- _Requirements_: Write out all the lines again, precisely as they stand, but without the images.

- _Dataset section_:

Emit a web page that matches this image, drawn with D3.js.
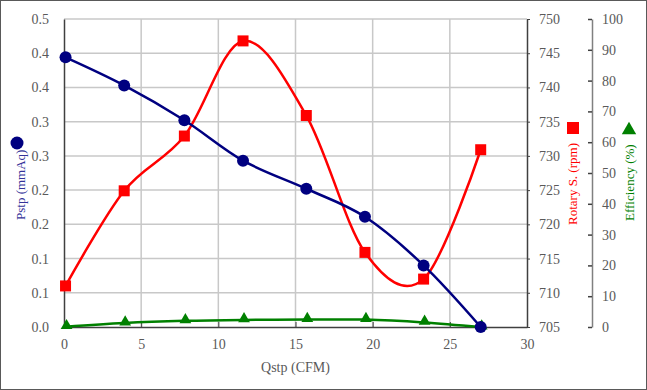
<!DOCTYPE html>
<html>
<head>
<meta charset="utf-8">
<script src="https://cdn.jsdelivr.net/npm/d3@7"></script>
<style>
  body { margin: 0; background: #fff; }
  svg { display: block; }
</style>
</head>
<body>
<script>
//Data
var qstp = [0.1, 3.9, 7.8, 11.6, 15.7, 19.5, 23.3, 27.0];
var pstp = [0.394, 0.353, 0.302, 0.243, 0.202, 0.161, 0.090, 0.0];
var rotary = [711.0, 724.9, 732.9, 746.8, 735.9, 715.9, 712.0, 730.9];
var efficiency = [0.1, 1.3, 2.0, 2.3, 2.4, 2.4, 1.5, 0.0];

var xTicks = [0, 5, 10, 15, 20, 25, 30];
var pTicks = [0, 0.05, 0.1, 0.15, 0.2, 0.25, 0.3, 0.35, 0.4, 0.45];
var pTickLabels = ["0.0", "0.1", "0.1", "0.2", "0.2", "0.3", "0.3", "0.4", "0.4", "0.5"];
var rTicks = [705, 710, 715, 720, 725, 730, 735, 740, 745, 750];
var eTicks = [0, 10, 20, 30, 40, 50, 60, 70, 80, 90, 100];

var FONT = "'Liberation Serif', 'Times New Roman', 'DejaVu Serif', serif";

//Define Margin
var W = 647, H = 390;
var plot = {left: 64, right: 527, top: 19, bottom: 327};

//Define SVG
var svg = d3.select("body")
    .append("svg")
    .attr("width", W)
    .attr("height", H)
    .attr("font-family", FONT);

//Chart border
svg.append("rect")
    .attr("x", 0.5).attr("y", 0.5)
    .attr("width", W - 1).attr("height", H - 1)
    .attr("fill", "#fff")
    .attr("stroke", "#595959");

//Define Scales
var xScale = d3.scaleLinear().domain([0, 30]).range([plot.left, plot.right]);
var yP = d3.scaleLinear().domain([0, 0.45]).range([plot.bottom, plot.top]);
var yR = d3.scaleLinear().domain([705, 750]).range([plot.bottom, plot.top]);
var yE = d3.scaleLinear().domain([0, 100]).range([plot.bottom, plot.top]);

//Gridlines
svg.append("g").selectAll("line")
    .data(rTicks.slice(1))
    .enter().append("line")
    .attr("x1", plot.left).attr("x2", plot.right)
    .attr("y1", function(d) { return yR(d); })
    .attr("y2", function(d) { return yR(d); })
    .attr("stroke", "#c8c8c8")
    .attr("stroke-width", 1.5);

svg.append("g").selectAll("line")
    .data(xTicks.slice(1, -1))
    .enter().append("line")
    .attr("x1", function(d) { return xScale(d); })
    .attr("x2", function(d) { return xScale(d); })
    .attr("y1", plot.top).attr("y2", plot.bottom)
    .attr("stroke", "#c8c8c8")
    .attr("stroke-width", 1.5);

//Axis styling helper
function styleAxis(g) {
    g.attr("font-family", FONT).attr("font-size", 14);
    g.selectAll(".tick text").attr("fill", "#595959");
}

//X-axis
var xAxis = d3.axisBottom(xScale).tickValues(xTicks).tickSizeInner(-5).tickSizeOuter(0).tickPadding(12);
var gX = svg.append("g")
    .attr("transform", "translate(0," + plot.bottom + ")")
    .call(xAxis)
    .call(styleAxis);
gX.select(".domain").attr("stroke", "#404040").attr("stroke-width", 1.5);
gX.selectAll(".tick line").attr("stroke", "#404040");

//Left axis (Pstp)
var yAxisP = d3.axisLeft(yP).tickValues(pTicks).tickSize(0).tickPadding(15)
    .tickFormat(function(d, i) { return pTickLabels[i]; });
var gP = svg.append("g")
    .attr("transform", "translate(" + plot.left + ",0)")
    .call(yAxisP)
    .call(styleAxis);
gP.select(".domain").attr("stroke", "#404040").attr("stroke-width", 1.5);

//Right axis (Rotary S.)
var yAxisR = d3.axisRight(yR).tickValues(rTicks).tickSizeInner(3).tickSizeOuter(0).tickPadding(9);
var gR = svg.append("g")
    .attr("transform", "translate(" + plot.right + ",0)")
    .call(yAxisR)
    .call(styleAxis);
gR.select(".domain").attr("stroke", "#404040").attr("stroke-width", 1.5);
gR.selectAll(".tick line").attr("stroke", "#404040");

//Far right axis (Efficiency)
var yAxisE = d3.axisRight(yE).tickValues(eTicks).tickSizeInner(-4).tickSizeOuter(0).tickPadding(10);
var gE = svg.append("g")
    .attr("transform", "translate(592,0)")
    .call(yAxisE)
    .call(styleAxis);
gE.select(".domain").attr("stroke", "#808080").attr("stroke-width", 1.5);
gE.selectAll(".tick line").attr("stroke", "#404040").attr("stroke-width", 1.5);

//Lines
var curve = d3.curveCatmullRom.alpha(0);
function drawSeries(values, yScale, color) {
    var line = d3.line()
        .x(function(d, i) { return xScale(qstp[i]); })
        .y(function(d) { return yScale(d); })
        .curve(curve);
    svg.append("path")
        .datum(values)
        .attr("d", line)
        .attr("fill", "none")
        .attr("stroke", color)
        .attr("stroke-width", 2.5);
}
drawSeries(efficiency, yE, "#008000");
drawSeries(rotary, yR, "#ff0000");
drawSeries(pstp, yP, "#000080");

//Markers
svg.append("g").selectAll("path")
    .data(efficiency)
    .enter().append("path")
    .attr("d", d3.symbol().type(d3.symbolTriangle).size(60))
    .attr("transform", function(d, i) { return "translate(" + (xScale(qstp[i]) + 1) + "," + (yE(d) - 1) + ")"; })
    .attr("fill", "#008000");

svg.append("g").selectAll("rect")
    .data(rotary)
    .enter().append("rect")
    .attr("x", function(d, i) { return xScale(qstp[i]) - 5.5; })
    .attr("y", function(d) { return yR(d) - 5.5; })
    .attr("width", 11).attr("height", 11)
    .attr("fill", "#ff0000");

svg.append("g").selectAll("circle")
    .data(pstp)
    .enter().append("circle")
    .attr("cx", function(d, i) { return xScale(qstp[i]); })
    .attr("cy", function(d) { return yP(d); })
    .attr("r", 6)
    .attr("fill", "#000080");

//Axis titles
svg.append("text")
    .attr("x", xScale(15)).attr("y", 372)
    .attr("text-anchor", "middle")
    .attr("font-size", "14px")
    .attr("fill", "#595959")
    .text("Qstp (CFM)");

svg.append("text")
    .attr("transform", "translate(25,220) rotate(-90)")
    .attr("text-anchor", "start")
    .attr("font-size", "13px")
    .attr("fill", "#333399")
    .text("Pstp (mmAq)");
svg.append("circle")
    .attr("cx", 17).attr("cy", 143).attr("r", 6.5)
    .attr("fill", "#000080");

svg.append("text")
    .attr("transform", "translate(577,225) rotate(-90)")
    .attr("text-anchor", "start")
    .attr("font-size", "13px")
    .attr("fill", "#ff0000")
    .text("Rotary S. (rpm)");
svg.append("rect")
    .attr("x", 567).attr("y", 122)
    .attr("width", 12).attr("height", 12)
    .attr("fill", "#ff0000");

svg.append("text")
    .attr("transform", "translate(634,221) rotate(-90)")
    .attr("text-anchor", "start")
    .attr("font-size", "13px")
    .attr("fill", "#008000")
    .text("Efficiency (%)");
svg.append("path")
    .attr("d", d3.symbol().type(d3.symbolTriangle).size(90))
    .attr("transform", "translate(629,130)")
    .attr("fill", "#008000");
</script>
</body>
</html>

- _Result below_:
Emit a web page that matches this image, drawn with D3.js.
<!DOCTYPE html>
<html>
<head>
<meta charset="utf-8">
<script src="https://cdn.jsdelivr.net/npm/d3@7"></script>
<style>
  body { margin: 0; background: #fff; }
  svg { display: block; }
</style>
</head>
<body>
<script>
//Data
var qstp = [0.1, 3.9, 7.8, 11.6, 15.7, 19.5, 23.3, 27.0];
var pstp = [0.394, 0.353, 0.302, 0.243, 0.202, 0.161, 0.090, 0.0];
var rotary = [711.0, 724.9, 732.9, 746.8, 735.9, 715.9, 712.0, 730.9];
var efficiency = [0.1, 1.3, 2.0, 2.3, 2.4, 2.4, 1.5, 0.0];

var xTicks = [0, 5, 10, 15, 20, 25, 30];
var pTicks = [0, 0.05, 0.1, 0.15, 0.2, 0.25, 0.3, 0.35, 0.4, 0.45];
var pTickLabels = ["0.0", "0.1", "0.1", "0.2", "0.2", "0.3", "0.3", "0.4", "0.4", "0.5"];
var rTicks = [705, 710, 715, 720, 725, 730, 735, 740, 745, 750];
var eTicks = [0, 10, 20, 30, 40, 50, 60, 70, 80, 90, 100];

var FONT = "'Liberation Serif', 'Times New Roman', 'DejaVu Serif', serif";

//Define Margin
var W = 647, H = 390;
var plot = {left: 64, right: 527, top: 19, bottom: 327};

//Define SVG
var svg = d3.select("body")
    .append("svg")
    .attr("width", W)
    .attr("height", H)
    .attr("font-family", FONT);

//Chart border
svg.append("rect")
    .attr("x", 0.5).attr("y", 0.5)
    .attr("width", W - 1).attr("height", H - 1)
    .attr("fill", "#fff")
    .attr("stroke", "#595959");

//Define Scales
var xScale = d3.scaleLinear().domain([0, 30]).range([plot.left, plot.right]);
var yP = d3.scaleLinear().domain([0, 0.45]).range([plot.bottom, plot.top]);
var yR = d3.scaleLinear().domain([705, 750]).range([plot.bottom, plot.top]);
var yE = d3.scaleLinear().domain([0, 100]).range([plot.bottom, plot.top]);

//Gridlines
svg.append("g").selectAll("line")
    .data(rTicks.slice(1))
    .enter().append("line")
    .attr("x1", plot.left).attr("x2", plot.right)
    .attr("y1", function(d) { return yR(d); })
    .attr("y2", function(d) { return yR(d); })
    .attr("stroke", "#c8c8c8")
    .attr("stroke-width", 1.5);

svg.append("g").selectAll("line")
    .data(xTicks.slice(1, -1))
    .enter().append("line")
    .attr("x1", function(d) { return xScale(d); })
    .attr("x2", function(d) { return xScale(d); })
    .attr("y1", plot.top).attr("y2", plot.bottom)
    .attr("stroke", "#c8c8c8")
    .attr("stroke-width", 1.5);

//Axis styling helper
function styleAxis(g) {
    g.attr("font-family", FONT).attr("font-size", 14);
    g.selectAll(".tick text").attr("fill", "#595959");
}

//X-axis
var xAxis = d3.axisBottom(xScale).tickValues(xTicks).tickSizeInner(-5).tickSizeOuter(0).tickPadding(12);
var gX = svg.append("g")
    .attr("transform", "translate(0," + plot.bottom + ")")
    .call(xAxis)
    .call(styleAxis);
gX.select(".domain").attr("stroke", "#404040").attr("stroke-width", 1.5);
gX.selectAll(".tick line").attr("stroke", "#404040");

//Left axis (Pstp)
var yAxisP = d3.axisLeft(yP).tickValues(pTicks).tickSize(0).tickPadding(15)
    .tickFormat(function(d, i) { return pTickLabels[i]; });
var gP = svg.append("g")
    .attr("transform", "translate(" + plot.left + ",0)")
    .call(yAxisP)
    .call(styleAxis);
gP.select(".domain").attr("stroke", "#404040").attr("stroke-width", 1.5);

//Right axis (Rotary S.)
var yAxisR = d3.axisRight(yR).tickValues(rTicks).tickSizeInner(3).tickSizeOuter(0).tickPadding(9);
var gR = svg.append("g")
    .attr("transform", "translate(" + plot.right + ",0)")
    .call(yAxisR)
    .call(styleAxis);
gR.select(".domain").attr("stroke", "#404040").attr("stroke-width", 1.5);
gR.selectAll(".tick line").attr("stroke", "#404040");

//Far right axis (Efficiency)
var yAxisE = d3.axisRight(yE).tickValues(eTicks).tickSizeInner(-4).tickSizeOuter(0).tickPadding(10);
var gE = svg.append("g")
    .attr("transform", "translate(592,0)")
    .call(yAxisE)
    .call(styleAxis);
gE.select(".domain").attr("stroke", "#808080").attr("stroke-width", 1.5);
gE.selectAll(".tick line").attr("stroke", "#404040").attr("stroke-width", 1.5);

//Lines
var curve = d3.curveCatmullRom.alpha(0);
function drawSeries(values, yScale, color) {
    var line = d3.line()
        .x(function(d, i) { return xScale(qstp[i]); })
        .y(function(d) { return yScale(d); })
        .curve(curve);
    svg.append("path")
        .datum(values)
        .attr("d", line)
        .attr("fill", "none")
        .attr("stroke", color)
        .attr("stroke-width", 2.5);
}
drawSeries(efficiency, yE, "#008000");
drawSeries(rotary, yR, "#ff0000");
drawSeries(pstp, yP, "#000080");

//Markers
svg.append("g").selectAll("path")
    .data(efficiency)
    .enter().append("path")
    .attr("d", d3.symbol().type(d3.symbolTriangle).size(60))
    .attr("transform", function(d, i) { return "translate(" + (xScale(qstp[i]) + 1) + "," + (yE(d) - 1) + ")"; })
    .attr("fill", "#008000");

svg.append("g").selectAll("rect")
    .data(rotary)
    .enter().append("rect")
    .attr("x", function(d, i) { return xScale(qstp[i]) - 5.5; })
    .attr("y", function(d) { return yR(d) - 5.5; })
    .attr("width", 11).attr("height", 11)
    .attr("fill", "#ff0000");

svg.append("g").selectAll("circle")
    .data(pstp)
    .enter().append("circle")
    .attr("cx", function(d, i) { return xScale(qstp[i]); })
    .attr("cy", function(d) { return yP(d); })
    .attr("r", 6)
    .attr("fill", "#000080");

//Axis titles
svg.append("text")
    .attr("x", xScale(15)).attr("y", 372)
    .attr("text-anchor", "middle")
    .attr("font-size", "14px")
    .attr("fill", "#595959")
    .text("Qstp (CFM)");

svg.append("text")
    .attr("transform", "translate(25,220) rotate(-90)")
    .attr("text-anchor", "start")
    .attr("font-size", "13px")
    .attr("fill", "#333399")
    .text("Pstp (mmAq)");
svg.append("circle")
    .attr("cx", 17).attr("cy", 143).attr("r", 6.5)
    .attr("fill", "#000080");

svg.append("text")
    .attr("transform", "translate(577,225) rotate(-90)")
    .attr("text-anchor", "start")
    .attr("font-size", "13px")
    .attr("fill", "#ff0000")
    .text("Rotary S. (rpm)");
svg.append("rect")
    .attr("x", 567).attr("y", 122)
    .attr("width", 12).attr("height", 12)
    .attr("fill", "#ff0000");

svg.append("text")
    .attr("transform", "translate(634,221) rotate(-90)")
    .attr("text-anchor", "start")
    .attr("font-size", "13px")
    .attr("fill", "#008000")
    .text("Efficiency (%)");
svg.append("path")
    .attr("d", d3.symbol().type(d3.symbolTriangle).size(90))
    .attr("transform", "translate(629,130)")
    .attr("fill", "#008000");
</script>
</body>
</html>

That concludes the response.